Three UK's parent company, Hutchison Whampoa, agreed terms to buy O2 from Telefonica last March for a fee that could rise as high as £10.25 billion.
Since then, an extended EU antitrust investigation has kept the deal from going through. Now a UK regulator has voiced its concerns at the potentially anticompetitive nature of a Three-O2 merger.
Alex Chisholm of the Competition and Markets Authority (CMA) has written to Margaret Vestager of the European Commission ahead of its decision on the matter.
The deal would result in the formation of the UK's biggest mobile phone company, and would reduce the number of UK networks from four to three. It's that last point that the CMA objects to, as it would likely result in higher prices or inferior services for UK users.
It appears the CMA has concerns over the reduced competition on the UK mobile market, and the inadequate remedies the EC has proposed.

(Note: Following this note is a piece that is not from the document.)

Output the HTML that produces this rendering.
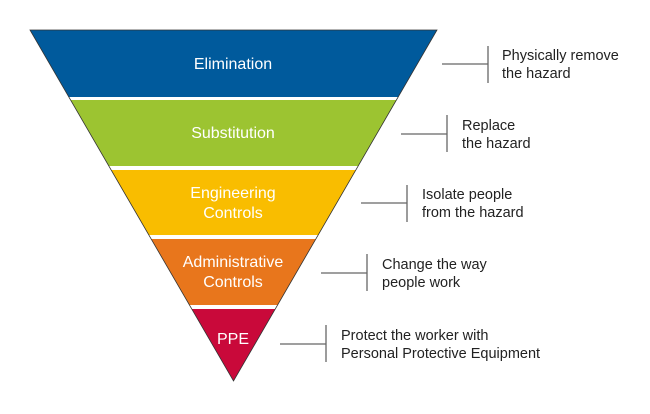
<!DOCTYPE html>
<html><head><style>
html,body{margin:0;padding:0;background:#fff;}
svg{display:block;}
text{font-family:"Liberation Sans",Arial,sans-serif;}
</style></head><body>
<svg width="650" height="414" viewBox="0 0 650 414" xmlns="http://www.w3.org/2000/svg">
<defs><clipPath id="tri"><polygon points="30,30 437,30 233.5,381"/></clipPath></defs>
<g clip-path="url(#tri)">
<rect x="0" y="30" width="650" height="67" fill="#005a9c"/>
<rect x="0" y="100" width="650" height="66" fill="#9cc431"/>
<rect x="0" y="170" width="650" height="65" fill="#f9bd00"/>
<rect x="0" y="239" width="650" height="66" fill="#e8761c"/>
<rect x="0" y="309" width="650" height="80" fill="#c9093a"/>
</g>
<polygon points="30,30 437,30 233.5,381" fill="none" stroke="#333" stroke-width="0.8"/>
<g fill="#fff" font-size="16" text-anchor="middle">
<text x="233" y="69">Elimination</text>
<text x="233" y="138">Substitution</text>
<text x="233" y="198">Engineering</text>
<text x="233" y="218">Controls</text>
<text x="233" y="267">Administrative</text>
<text x="233" y="287">Controls</text>
<text x="233" y="344">PPE</text>
</g>
<g stroke="#666" stroke-width="1.3" fill="none">
<path d="M442 64H488M488 46V83"/>
<path d="M401 134H447M447 115V152"/>
<path d="M361 203H407M407 185V222"/>
<path d="M321 273H367M367 254V291"/>
<path d="M280 344H326M326 325V362"/>
</g>
<g fill="#222" font-size="14.5">
<text x="502" y="60">Physically remove</text>
<text x="502" y="78">the hazard</text>
<text x="462" y="130">Replace</text>
<text x="462" y="148">the hazard</text>
<text x="422" y="199">Isolate people</text>
<text x="422" y="217">from the hazard</text>
<text x="382" y="269">Change the way</text>
<text x="382" y="287">people work</text>
<text x="341" y="340">Protect the worker with</text>
<text x="341" y="358">Personal Protective Equipment</text>
</g>
</svg>
</body></html>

"The proposed remedies are materially deficient as they will not lead to the creation of a fourth mobile network operator (MNO) capable of competing effectively and in the long-term with the remaining three MNOs such that it would stem the loss of competition caused by the merger," reads the CMA's letter (via The Guardian).
The CMA's proposal is for the new combined company to sell either Three or O2 to an approved buyer in order to maintain the UK's four-network setup.
An EC decision on the Three O2 merger will be made by April 18.